Below are some records. Retype exactly the lines from the one containing "Clone this chart in matplotlib." through the one containing "plt.rcParams['font.family'] = ['DejaVu Sans']", both included, skipping every picture.

┄┄┄┄┄┄┄┄┄┄┄┄┄┄┄┄┄┄┄┄

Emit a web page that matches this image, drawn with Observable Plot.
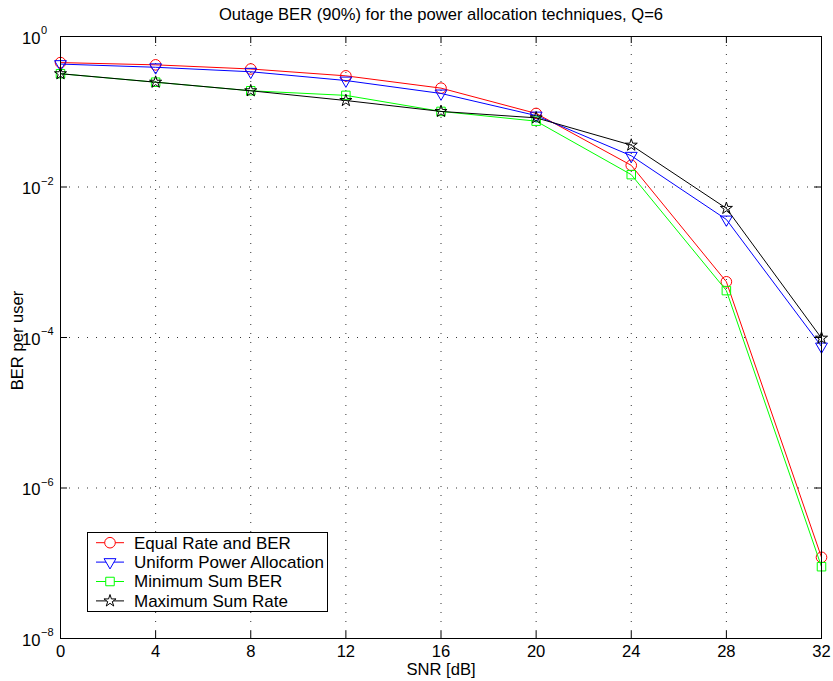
<!DOCTYPE html>
<html><head><meta charset="utf-8">
<script src="https://cdn.jsdelivr.net/npm/d3@7"></script>
<script src="https://cdn.jsdelivr.net/npm/@observablehq/plot@0.6"></script>
<style>
body{margin:0;background:#fff;}
#wrap{position:relative;width:833px;height:681px;font-family:"Liberation Sans",Arial,Helvetica,sans-serif;}
#legend{position:absolute;left:87px;top:532px;}
</style></head><body><div id="wrap"></div>
<script>
const snr = [0, 4, 8, 12, 16, 20, 24, 28, 32];
const equalRate = [0.45, 0.42, 0.37, 0.30, 0.206, 0.095, 0.0194, 5.5e-4, 1.2e-7];
const uniformPower = [0.43, 0.39, 0.34, 0.26, 0.175, 0.089, 0.026, 0.0037, 7.6e-5];
const minSumBER = [0.32, 0.247, 0.19, 0.165, 0.101, 0.075, 0.0146, 4.2e-4, 9e-8];
const maxSumRate = [0.32, 0.247, 0.19, 0.141, 0.101, 0.083, 0.036, 0.0052, 9.8e-5];
const seriesNames = ["Equal Rate and BER", "Uniform Power Allocation", "Minimum Sum BER", "Maximum Sum Rate"];
const seriesColors = ["#ff0000", "#0000ff", "#00ff00", "#000000"];
const xTicks = [0, 4, 8, 12, 16, 20, 24, 28, 32];
const yTicks = [1, 1e-2, 1e-4, 1e-6, 1e-8];
const yExponents = ["0", "\u22122", "\u22124", "\u22126", "\u22128"];
const title = "Outage BER (90%) for the power allocation techniques, Q=6";
const xLabel = "SNR [dB]";
const yLabel = "BER per user";

const seriesValues = [equalRate, uniformPower, minSumBER, maxSumRate];
const symbols = [
  {symbol: "circle", r: 5.3, rotate: 0, d3s: d3.symbolCircle},
  {symbol: "triangle", r: 4.4, rotate: 180, d3s: d3.symbolTriangle},
  {symbol: "square", r: 4.8, rotate: 0, d3s: d3.symbolSquare},
  {symbol: "star", r: 3.8, rotate: 0, d3s: d3.symbolStar}
];

const W = 833, H = 681, mT = 36, mR = 12, mB = 43, mL = 60;
const innerW = W - mL - mR, innerH = H - mT - mB;
const tickLen = 7;
const FS = 16.6;

const marks = [];
// grid
marks.push(Plot.ruleX(xTicks.slice(1, -1), {x: d => d, stroke: "#333", strokeDasharray: "1,8", strokeWidth: 1}));
marks.push(Plot.ruleY(yTicks.slice(1, -1), {y: d => d, stroke: "#333", strokeDasharray: "1,8", strokeWidth: 1}));
// series
seriesNames.forEach((name, i) => {
  const rows = snr.map((x, j) => ({x, y: seriesValues[i][j]}));
  marks.push(Plot.line(rows, {x: "x", y: "y", stroke: seriesColors[i], strokeWidth: 1}));
  marks.push(Plot.dot(rows, {x: "x", y: "y", symbol: symbols[i].symbol, r: symbols[i].r, rotate: symbols[i].rotate, stroke: seriesColors[i], fill: "none", strokeWidth: 1}));
});
// frame and inward ticks
marks.push(Plot.frame({stroke: "#000", strokeWidth: 1}));
marks.push(Plot.tickX(xTicks, {x: d => d, insetTop: innerH - tickLen, stroke: "#000"}));
marks.push(Plot.tickX(xTicks, {x: d => d, insetBottom: innerH - tickLen, stroke: "#000"}));
marks.push(Plot.tickY(yTicks, {y: d => d, insetRight: innerW - tickLen, stroke: "#000"}));
marks.push(Plot.tickY(yTicks, {y: d => d, insetLeft: innerW - tickLen, stroke: "#000"}));
// x tick labels
marks.push(Plot.axisX(xTicks, {tickSize: 0, tickPadding: 7, tickFormat: d => String(d), label: null, fontSize: FS, fill: "#000"}));
// y tick labels (10 with superscript)
marks.push(Plot.text(yTicks, {y: d => d, frameAnchor: "left", text: () => "10", textAnchor: "end", lineAnchor: "middle", dx: -20, dy: 2, fontSize: FS, fill: "#000"}));
marks.push(Plot.text(yTicks.map((v, i) => ({v, e: yExponents[i]})), {y: "v", frameAnchor: "left", text: "e", textAnchor: "start", lineAnchor: "middle", dx: -19.5, dy: -6, fontSize: 11, fill: "#000"}));
// titles
marks.push(Plot.text([title], {frameAnchor: "top", text: d => d, lineAnchor: "middle", textAnchor: "middle", dy: -22, fontSize: FS, fill: "#000"}));
marks.push(Plot.text([xLabel], {frameAnchor: "bottom", text: d => d, lineAnchor: "middle", textAnchor: "middle", dy: 31, fontSize: FS, fill: "#000"}));
marks.push(Plot.text([yLabel], {frameAnchor: "left", text: d => d, lineAnchor: "middle", textAnchor: "middle", dx: -43, dy: 3, rotate: -90, fontSize: FS, fill: "#000"}));

const chart = Plot.plot({
  width: W, height: H,
  marginTop: mT, marginRight: mR, marginBottom: mB, marginLeft: mL,
  x: {domain: [0, 32], axis: null},
  y: {type: "log", domain: [1e-8, 1], axis: null},
  style: {fontFamily: '"Liberation Sans", Arial, Helvetica, sans-serif', fontSize: FS + "px", background: "#fff", color: "#000"},
  marks
});
const wrap = document.getElementById("wrap");
wrap.appendChild(chart);

// legend
const LW = 241, LH = 80, rowH = 19.4, row0 = 10.7;
const leg = d3.select(wrap).append("svg").attr("id", "legend").attr("width", LW).attr("height", LH)
  .style("font-family", '"Liberation Sans", Arial, Helvetica, sans-serif').style("font-size", "17px");
leg.append("rect").attr("x", 0.5).attr("y", 0.5).attr("width", LW - 1).attr("height", LH - 1).attr("fill", "#fff").attr("stroke", "#000");
seriesNames.forEach((name, i) => {
  const y = row0 + i * rowH;
  const g = leg.append("g");
  g.append("line").attr("x1", 9).attr("x2", 37).attr("y1", y).attr("y2", y).attr("stroke", seriesColors[i]);
  g.append("path").attr("d", d3.symbol(symbols[i].d3s, Math.PI * symbols[i].r ** 2)())
    .attr("transform", `translate(23,${y}) rotate(${symbols[i].rotate})`)
    .attr("fill", "#fff").attr("stroke", seriesColors[i]);
  g.append("text").attr("x", 47).attr("y", y).attr("dy", "0.35em").attr("fill", "#000").text(name);
});
</script></body></html>
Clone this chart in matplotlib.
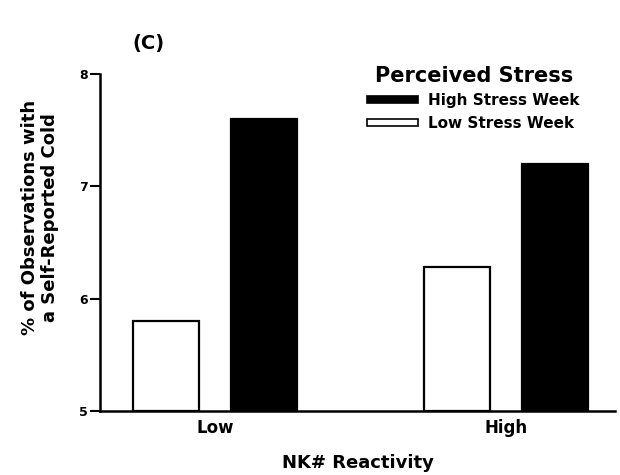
import matplotlib
matplotlib.use("Agg")
import matplotlib.pyplot as plt
from matplotlib.patches import Rectangle

plt.rcParams['font.family'] = ['DejaVu Sans']

# data
groups = ["Low", "High"]
low_stress = [5.8, 6.28]
high_stress = [7.6, 7.2]
yticks = [5, 6, 7, 8]

fig = plt.figure(figsize=(6.2, 4.75), dpi=100)
ax = fig.add_axes([0.1613, 0.1347, 0.8306, 0.7095])

x = [0, 1]
w = 0.227
off = 0.168
ax.bar([i - off for i in x], [v - 5 for v in low_stress], w, bottom=5,
       color="white", edgecolor="black", linewidth=1.6)
ax.bar([i + off for i in x], [v - 5 for v in high_stress], w, bottom=5,
       color="black", edgecolor="black", linewidth=1.6)

ax.set_ylim(5, 8)
ax.set_xlim(-0.395, 1.375)
ax.set_yticks(yticks)
ax.set_yticklabels([str(t) for t in yticks], fontweight="bold", fontsize=9)
ax.set_xticks(x)
ax.set_xticklabels(groups, fontweight="bold", fontsize=12)
ax.tick_params(axis="x", length=0, pad=6)
ax.tick_params(axis="y", length=7, width=1.5, direction="out", pad=1.5)

for s in ["top", "right"]:
    ax.spines[s].set_visible(False)
ax.spines["left"].set_linewidth(1.8)
ax.spines["bottom"].set_linewidth(1.8)

ax.set_ylabel("% of Observations with\na Self-Reported Cold", fontweight="bold",
              fontsize=13, linespacing=1.1)
ax.yaxis.set_label_coords(-0.080, 0.575)
ax.set_xlabel("NK# Reactivity", fontweight="bold", fontsize=13, labelpad=12)

fig.text(148 / 620, 1 - 43 / 475, "(C)", fontweight="bold", fontsize=14,
         ha="center", va="center")

handles = [Rectangle((0, 0), 1, 1, facecolor="black", edgecolor="black", linewidth=1.2),
           Rectangle((0, 0), 1, 1, facecolor="white", edgecolor="black", linewidth=1.2)]
leg = ax.legend(handles, ["High Stress Week", "Low Stress Week"],
                title="Perceived Stress", loc="upper right", bbox_to_anchor=(0.932, 1.025),
                frameon=False, prop={"weight": "bold", "size": 11},
                handlelength=3.3, handleheight=0.35, handletextpad=0.7,
                labelspacing=0.5, borderpad=0, borderaxespad=0)
leg.get_title().set_fontweight("bold")
leg.get_title().set_fontsize(15)

fig.savefig("out.png", dpi=100)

┄┄┄┄┄┄┄┄┄┄┄┄┄┄┄┄┄┄┄┄

THE COMPLETED TASK:
Clone this chart in matplotlib.
import matplotlib
matplotlib.use("Agg")
import matplotlib.pyplot as plt
from matplotlib.patches import Rectangle

plt.rcParams['font.family'] = ['DejaVu Sans']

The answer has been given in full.